The previous Friday, 14 September, according to the Electronic Intifada, Israeli forces killed at least two Palestinians. Hani Ramzi Afaneh, 21, and Muhammad Shaqoura, 20, were shot dead during protests held under the slogan of ‘Resistance is Our Choice’ along Gaza’s eastern boundary.

Village protectors

Palestinian and Bedouin activists have been camping at the West Bank village of Khan al-Ahmar to try to stop its demolition. On 19 September, a six-person group of European parliamentarians visited the village, warning that its demolition could be considered a war crime. The European Parliament had expressed that view six days earlier.

On 5 September, after a nine-year court battle, Israel’s supreme court rejected an appeal against the village’s destruction and the removal of its 173 residents to live next to a sewage works. The Israeli government plans to build an all-Jewish settlement in its place, linking massive settlements on either side, cutting the West Bank in half, and making a two-state solution extremely difficult.
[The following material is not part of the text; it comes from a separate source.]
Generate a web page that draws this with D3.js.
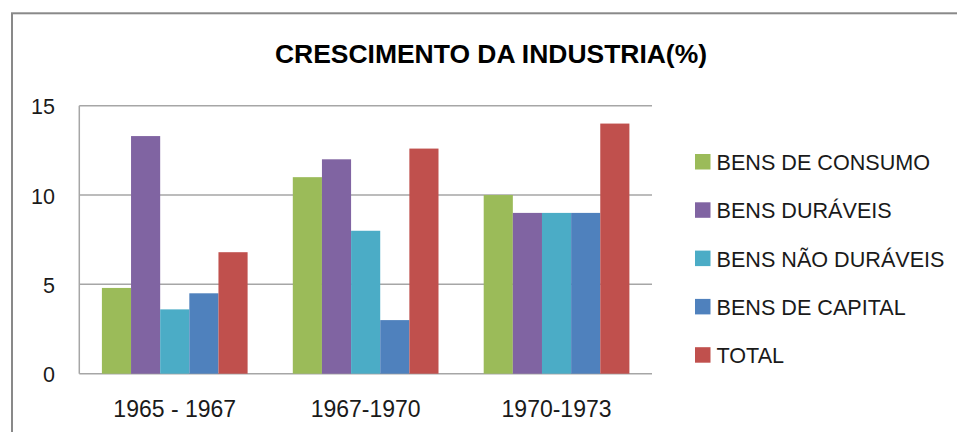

Meanwhile, in early August, there were reports that Israel and the Hamas authorities in Gaza were negotiating a multi-stage process for lifting the illegal siege of Gaza and humanitarian works. According to the Lebanese paper Al-Akhbar, the first step would be an end to the launching of incendiary kites and balloons from Gaza, leading to the opening of the Kerem Shalom and Rafah crossings.

Negotiations broke down (Hamas blamed its rivals in the Palestinian Authority in the West Bank), and the result is escalating protests.